Since I wrote that, carbon foams have been made and they are 6 times lighter than air.

So how about a 30km tall building? Using multilayered columns using rolled up or rippled graphene and nanotubes, in various patterned cross sections, it should be possible to make strong threads, ribbons and membranes, interwoven to make columns and arrange them into an extremely tall pyramid.

This could be used to make super-tall structures for science and tourism or spaceports, or a home for celebrities, well out of sight of the Paparazzi.

Think of a structure like the wood and bark of a tree, with the many tubular fine structures. Engineering can take the ideas nature gives us and optimise them using synthetic materials. Graphene and carbon nanotubes will become routine architectural materials in due course. Many mesh designs and composites will be possible, and layering these to make threads, columns, cross members with various micro-structures will enable extremely strong columns to be made. If the outer layer is coated to withstand vacuum, then it will be possible to make the columns strong enough to withstand atmospheric pressure, but with an overall density the same as the surrounding air or less. Pressure is of course less of an issue higher up, so higher parts of the columns can therefore be lighter still.

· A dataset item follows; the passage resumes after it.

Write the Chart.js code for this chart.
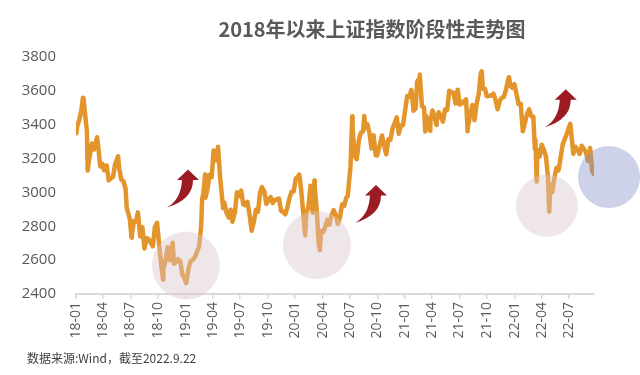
<!DOCTYPE html>
<html><head><meta charset="utf-8">
<script src="https://cdn.jsdelivr.net/npm/chart.js@4.4.0/dist/chart.umd.min.js"></script>
<style>
html,body{margin:0;padding:0;background:#fff;}
#wrap{position:relative;width:640px;height:375px;overflow:hidden;}
#c{position:absolute;left:0;top:0;}
#title{position:absolute;top:17px;left:0;width:744px;text-align:center;font-family:"Noto Sans CJK SC";font-weight:bold;font-size:20px;color:#595959;line-height:24px;white-space:nowrap;}
#src{position:absolute;left:27px;top:349px;font-family:"Noto Sans CJK SC";font-size:12px;color:#404040;line-height:17px;white-space:nowrap;}
</style></head>
<body><div id="wrap"><canvas id="c" width="640" height="375"></canvas>
<div id="title">2018年以来上证指数阶段性走势图</div>
<div id="src">数据来源:Wind，截至2022.9.22</div></div>
<script>
// ---- data (Shanghai Composite closes) ----
const dates2018 = ['01-02','01-05','01-12','01-19','01-24','01-26','02-01','02-06',
'02-09','02-14','02-23','03-02','03-12','03-16','03-23','03-30',
'04-04','04-13','04-20','04-27','05-04','05-11','05-21','05-25',
'06-01','06-08','06-15','06-19','06-22','06-29','07-05','07-06',
'07-13','07-20','07-26','08-03','08-10','08-17','08-24','08-31',
'09-07','09-14','09-21','09-28','10-11','10-18','10-19','10-26',
'11-02','11-09','11-19','11-23','11-30','12-07','12-14','12-21',
'12-28'];
const values2018 = [3349,3391,3429,3488,3559,3558,3447,3370,
3129,3199,3289,3254,3326,3269,3153,3169,
3131,3159,3071,3082,3091,3163,3214,3141,
3075,3067,3022,2907,2889,2847,2733,2747,
2831,2829,2882,2740,2795,2669,2730,2725,
2703,2682,2797,2821,2583,2486,2550,2598,
2676,2599,2703,2579,2588,2606,2594,2516,
2494];
const dates2019 = ['01-03','01-11','01-18','01-25','02-01','02-15','02-22','02-25',
'03-01','03-07','03-08','03-15','03-22','03-29','04-04','04-08',
'04-12','04-19','04-26','05-06','05-10','05-17','05-24','05-31',
'06-06','06-14','06-21','06-28','07-05','07-12','07-19','07-26',
'08-02','08-09','08-16','08-23','08-30','09-06','09-12','09-20',
'09-27','10-11','10-18','10-25','11-01','11-08','11-15','11-22',
'11-29','12-06','12-13','12-20','12-27','12-31'];
const values2019 = [2464,2553,2596,2601,2618,2682,2804,2961,
2994,3106,2969,3021,3104,3091,3247,3245,
3189,3270,3086,2907,2939,2882,2853,2898,
2827,2882,3001,2979,3011,2930,2924,2945,
2868,2774,2824,2897,2886,2999,3031,3006,
2932,2973,2938,2955,2958,2964,2891,2885,
2871,2912,2967,3004,3005,3050];
const dates2020 = ['01-03','01-10','01-14','01-17','01-23','02-03','02-07','02-14',
'02-21','02-28','03-05','03-06','03-13','03-19','03-23','03-27',
'04-03','04-10','04-17','04-24','04-30','05-08','05-15','05-22',
'05-29','06-05','06-12','06-19','06-24','07-03','07-09','07-10',
'07-17','07-24','07-31','08-07','08-14','08-18','08-21','08-28',
'09-04','09-11','09-18','09-25','09-30','10-16','10-23','10-30',
'11-06','11-13','11-20','11-27','12-04','12-11','12-18','12-25',
'12-31'];
const values2020 = [3083,3092,3106,3075,2976,2746,2876,2917,
3039,2880,3071,3034,2887,2702,2660,2772,
2764,2797,2838,2809,2860,2895,2868,2814,
2852,2930,2920,2968,2980,3152,3450,3383,
3214,3197,3310,3354,3360,3451,3380,3404,
3355,3260,3338,3219,3218,3336,3278,3225,
3312,3311,3377,3408,3444,3347,3395,3397,
3473];
const dates2021 = ['01-08','01-15','01-22','01-29','02-05','02-10','02-18','02-19',
'02-26','03-05','03-09','03-12','03-19','03-25','03-26','04-02',
'04-09','04-15','04-16','04-23','04-30','05-07','05-14','05-21',
'05-28','06-04','06-11','06-18','06-25','07-02','07-09','07-16',
'07-23','07-28','07-30','08-06','08-13','08-20','08-27','09-03',
'09-10','09-13','09-17','09-24','09-30','10-15','10-22','10-29',
'11-05','11-12','11-19','11-26','12-03','12-10','12-13','12-17',
'12-24','12-31'];
const values2021 = [3570,3566,3606,3483,3496,3655,3675,3696,
3509,3502,3360,3453,3405,3364,3418,3484,
3451,3399,3426,3474,3447,3418,3490,3487,
3601,3592,3589,3525,3607,3519,3525,3539,
3550,3361,3397,3458,3517,3427,3522,3581,
3703,3715,3613,3613,3568,3572,3583,3547,
3491,3539,3560,3564,3607,3666,3681,3632,
3618,3640];
const dates2022 = ['01-07','01-14','01-21','01-28','02-11','02-18','02-25','03-04',
'03-09','03-11','03-15','03-16','03-18','03-25','04-01','04-08',
'04-15','04-22','04-26','04-29','05-06','05-13','05-20','05-27',
'06-02','06-10','06-17','06-24','07-01','07-05','07-08','07-15',
'07-22','07-29','08-05','08-12','08-19','08-26','09-02','09-09',
'09-16','09-22'];
const values2022 = [3580,3521,3523,3361,3462,3491,3451,3447,
3256,3309,3064,3170,3251,3212,3282,3252,
3211,3087,2886,3047,3001,3084,3146,3131,
3195,3285,3316,3349,3388,3405,3356,3228,
3270,3253,3227,3276,3258,3236,3186,3262,
3126,3108];

const tickDates = ['2018-01-01','2018-04-01','2018-07-01','2018-10-01','2019-01-01','2019-04-01','2019-07-01','2019-10-01',
'2020-01-01','2020-04-01','2020-07-01','2020-10-01','2021-01-01','2021-04-01','2021-07-01','2021-10-01',
'2022-01-01','2022-04-01','2022-07-01'];
const tickLabels = ['18-01','18-04','18-07','18-10','19-01','19-04','19-07','19-10',
'20-01','20-04','20-07','20-10','21-01','21-04','21-07','21-10',
'22-01','22-04','22-07'];
const yMin = 2400, yMax = 3800, yStep = 200;
const lastDate = '2022-09-22';

// annotation anchors (in data units)
const circleMarks = [
  {date:'2019-01-02', value:2568, r:34, color:'rgba(216,196,202,0.42)'},
  {date:'2020-03-13', value:2689, r:34, color:'rgba(216,196,202,0.42)'},
  {date:'2022-04-18', value:2921, r:31, color:'rgba(216,196,202,0.42)'},
  {date:'2022-11-11', value:3091, r:31, color:'rgba(130,142,197,0.40)'}
];
const arrowMarks = [
  {date:'2019-01-09', value:3136},
  {date:'2020-09-26', value:3044},
  {date:'2022-06-20', value:3609}
];

// ---- build ----
const day = s => (Date.UTC(+s.slice(0,4), +s.slice(5,7)-1, +s.slice(8,10)) - Date.UTC(2018,0,1)) / 864e5;
const years = [[2018,dates2018,values2018],[2019,dates2019,values2019],[2020,dates2020,values2020],[2021,dates2021,values2021],[2022,dates2022,values2022]];
const points = [];
years.forEach(([y, ds, vs]) => ds.forEach((d, i) => points.push({x: day(y + '-' + d), y: vs[i]})));
const tickDays = tickDates.map(day);

const annotate = {
  id: 'annotate',
  afterDatasetsDraw(chart) {
    const ctx = chart.ctx, xs = chart.scales.x, ys = chart.scales.y;
    ctx.save();
    circleMarks.forEach(c => {
      ctx.beginPath();
      ctx.arc(xs.getPixelForValue(day(c.date)), ys.getPixelForValue(c.value), c.r, 0, Math.PI * 2);
      ctx.fillStyle = c.color;
      ctx.fill();
    });
    arrowMarks.forEach(a => {
      const tx = xs.getPixelForValue(day(a.date)), ty = ys.getPixelForValue(a.value);
      ctx.beginPath();
      ctx.moveTo(tx, ty);
      ctx.lineTo(tx + 11, ty + 10.5);
      ctx.lineTo(tx + 5, ty + 10.5);
      ctx.quadraticCurveTo(tx + 5, ty + 30, tx - 21, ty + 38);
      ctx.quadraticCurveTo(tx - 7, ty + 30, tx - 6, ty + 10.5);
      ctx.lineTo(tx - 11, ty + 10.5);
      ctx.closePath();
      ctx.fillStyle = '#9B1C22';
      ctx.fill();
    });
    ctx.restore();
  }
};

new Chart(document.getElementById('c'), {
  type: 'line',
  data: {
    datasets: [{
      label: '上证指数',
      data: points,
      borderColor: '#E3952B',
      borderWidth: 4.5,
      borderJoinStyle: 'round',
      borderCapStyle: 'round',
      pointRadius: 0,
      tension: 0,
      fill: false
    }]
  },
  options: {
    responsive: false,
    animation: false,
    devicePixelRatio: 1,
    layout: {padding: {left: 6, right: 46, top: 57, bottom: 21}},
    plugins: {legend: {display: false}, tooltip: {enabled: false}, title: {display: false}},
    scales: {
      x: {
        type: 'linear',
        min: 0,
        max: day(lastDate),
        afterBuildTicks: s => { s.ticks = tickDays.map(v => ({value: v})); },
        afterFit: s => { s.height = 60; },
        grid: {display: true, drawOnChartArea: false, drawTicks: true, tickLength: 5, color: '#D9D9D9', lineWidth: 1.5},
        border: {display: true, color: '#D9D9D9', width: 2},
        ticks: {
          autoSkip: false, minRotation: 90, maxRotation: 90, padding: 3,
          color: '#595959', font: {family: 'Open Sans', size: 14},
          callback: (v, i) => tickLabels[i]
        }
      },
      y: {
        min: yMin, max: yMax,
        afterFit: s => { s.width = 70; },
        grid: {display: false, drawTicks: false},
        border: {display: false},
        ticks: {stepSize: yStep, padding: 20, color: '#595959', font: {family: 'Open Sans', size: 15},
          callback: v => String(v)}
      }
    }
  },
  plugins: [annotate]
});
</script>
</body></html>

We should be able to make zero weight structures in the lower atmosphere, and still have atmospheric buoyancy supporting some of the weight as altitude increases. Once buoyancy fails, the structure will have to be supported by the structure below, limiting the final achievable height.  Optimising the structures to give just enough strength at the various heights, with optimised mesh structure and maximal use of buoyancy, will enable the tallest possible structures. Very tall structures indeed could be made.

So, think of making such a structure, with three columns in a triangular cross-section meeting at 43 degrees at the top (I recall once calculating that is the optimal angle for the strongest A frame in terms of load-bearing to weight ratio, though it ignores buoyancy effects, so ‘needs more work’.

30km tall structures would not be ideal for large scale habitation, since much of the strength in the structure would be to support the upper parts of the structure itself and whatever platform loading is needed. But for a celebrity home, small military observation base or a decent sized lab, it might be fine. The idea may be perfect for pressurised platforms at the top for scientific research, environmental monitoring, telescopes, space launches, tourism and so on. The extreme difference in temperature may have energy production uses too.

Getting the first 30km off the ground without needing any rocket fuel would greatly reduce space development costs, not to mention carbon and high altitude water emissions.

A simple addition to this would be to add balloons to the columns at various points to add extra buoyancy, but they cannot give much extra lift once the atmosphere is too thin so probably wouldn’t make much difference.

Nevertheless, the physics limits are pretty good. 30km is a reasonably achievable goal for a 2045 spaceport, but given the known strength of graphene and carbon nanotubes, a 600km tall building on Earth would be the limit, and that is higher than the Hubble telescope!